A machine learning-based V-in-olivine oxybarometer for characterizing oxygen fugacity in lunar and terrestrial basalts

Oxygen fugacity (fO₂) is essential for understanding the internal structure, evolution, and habitability of terrestrial bodies. However, the mechanisms controlling fO₂ in low-magnesium lunar and terrestrial basalts remain debated due to limitations of existing oxybarometers. Here, we develop a high-precision V-in-olivine oxybarometer using experimental data and machine learning, applicable to both high- and low-magnesium basaltic magmas in the Earth-Moon system. Through this approach, we find that mid-ocean ridge basalts exhibit lower fO₂ than empirical oxybarometers suggest, not supporting the assumption that the asthenospheric mantle is more oxidized than the lithospheric mantle. In arc magmas, fO₂ ranges from ΔFMQ + 0.5 to ΔFMQ + 2.5 and correlates with fluid proxies but not Mg# [molar Mg/(Mg+Fe)], indicating fluid flux as the primary control rather than magma evolution.
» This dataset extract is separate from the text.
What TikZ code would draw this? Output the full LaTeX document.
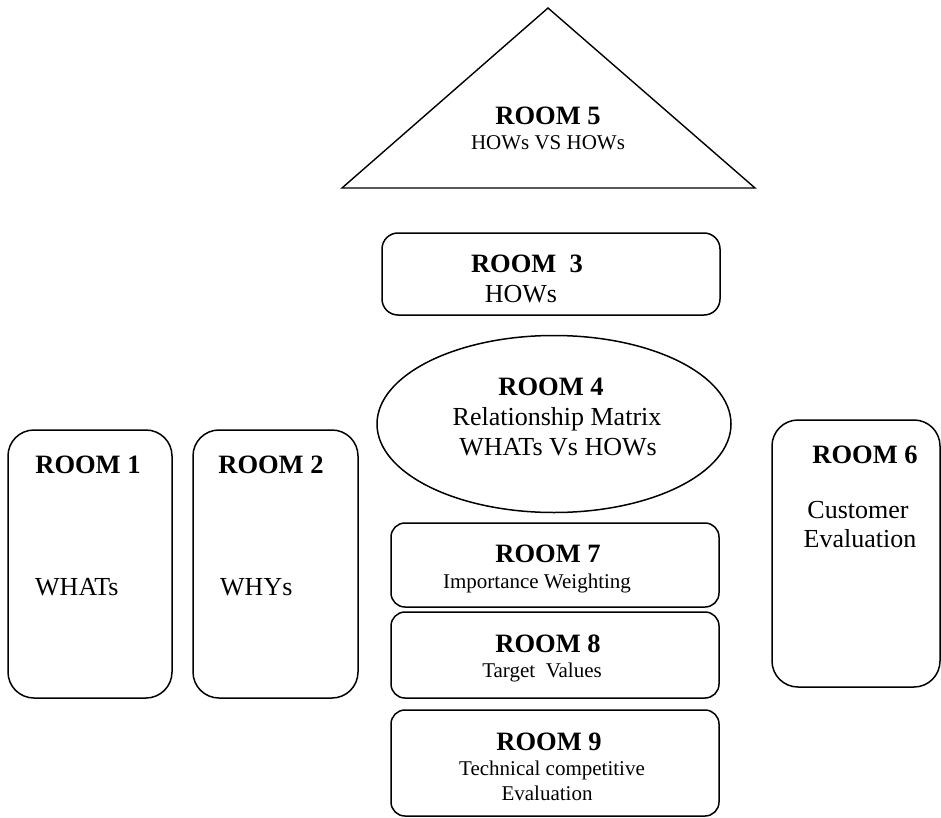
\documentclass[tikz,border=0pt]{standalone}
\usepackage{fontspec}
\setmainfont{Liberation Serif}
\usetikzlibrary{shapes.geometric}
\begin{document}
\begin{tikzpicture}[x=1pt,y=-1pt,
  room/.style={draw=black,line width=1.5pt,rounded corners=#1,inner sep=0pt},
  room/.default=14pt,
  ttl/.style={font=\fontsize{26.5}{30}\selectfont\bfseries,anchor=base,inner sep=0pt},
  big/.style={font=\fontsize{26}{30}\selectfont,anchor=base,inner sep=0pt},
  small/.style={font=\fontsize{21}{25}\selectfont,anchor=base,inner sep=0pt}]
\useasboundingbox (0,0) rectangle (941,818);
% shapes
\draw[line width=1.4pt,line join=miter] (548,8) coordinate (apex) -- (755,188) coordinate (br) -- (342,188) coordinate (bl) -- cycle;
\node[room=16pt,minimum width=338pt,minimum height=82pt] (r3) at (551,274) {};
\node[draw=black,line width=1.5pt,ellipse,minimum width=354pt,minimum height=177pt,inner sep=0pt] (r4) at (554,424) {};
\node[room=26pt,minimum width=164pt,minimum height=268pt] (r1) at (90,564) {};
\node[room=26pt,minimum width=165pt,minimum height=268pt] (r2) at (275.5,564) {};
\node[room=26pt,minimum width=168pt,minimum height=267pt] (r6) at (856,553.5) {};
\node[room,minimum width=328pt,minimum height=84pt] (r7) at (555,565) {};
\node[room,minimum width=328pt,minimum height=86pt] (r8) at (555,655) {};
\node[room,minimum width=328pt,minimum height=106pt] (r9) at (555,763) {};
% texts
\node[ttl] (t5) at (548,125) {ROOM 5};
\node[small] (t5b) at (548,150) {HOWs VS HOWs};
\node[ttl] (t3) at (527,272) {ROOM\ \ 3};
\node[big] (t3b) at (521,302) {HOWs};
\node[ttl] (t4) at (551,395) {ROOM 4};
\node[big] (t4b) at (557,425) {Relationship Matrix};
\node[big] (t4c) at (558,455) {WHATs Vs HOWs};
\node[ttl] (t1) at (88,473) {ROOM 1};
\node[big,anchor=base west] (t1b) at (35,595) {WHATs};
\node[ttl] (t2) at (271,473) {ROOM 2};
\node[big,anchor=base west] (t2b) at (220,595) {WHYs};
\node[ttl] (t6) at (865,463) {ROOM 6};
\node[big] (t6b) at (858,518) {Customer};
\node[big] (t6c) at (860,547) {Evaluation};
\node[ttl] (t7) at (548,562) {ROOM 7};
\node[small] (t7b) at (537,588) {Importance Weighting};
\node[ttl] (t8) at (548,652) {ROOM 8};
\node[small] (t8b) at (542,677) {Target\ \ Values};
\node[ttl] (t9) at (549,750) {ROOM 9};
\node[small] (t9b) at (552,775) {Technical competitive};
\node[small] (t9c) at (547,800) {Evaluation};
\end{tikzpicture}
\end{document}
Lunar basalts show similar fO₂ in high-magnesium types to previous findings but higher fO₂ in low-magnesium varieties, ranging from ΔFMQ - 5.4 to ΔFMQ - 1.9 and correlating with Mg# but age-independent, suggesting control by magma evolution. The differences in fO₂ control between the Earth and Moon during magma evolution arise because magma evolution can alter the ferric-to-total iron ratio, influencing fO₂, with the effect being pronounced under low fO₂ (on the Moon) but minimal under high fO₂ (on Earth). These findings refine the framework for the spatiotemporal evolution of fO₂ in the Earth-Moon system and provide new insights into studying the fO₂ of other celestial bodies.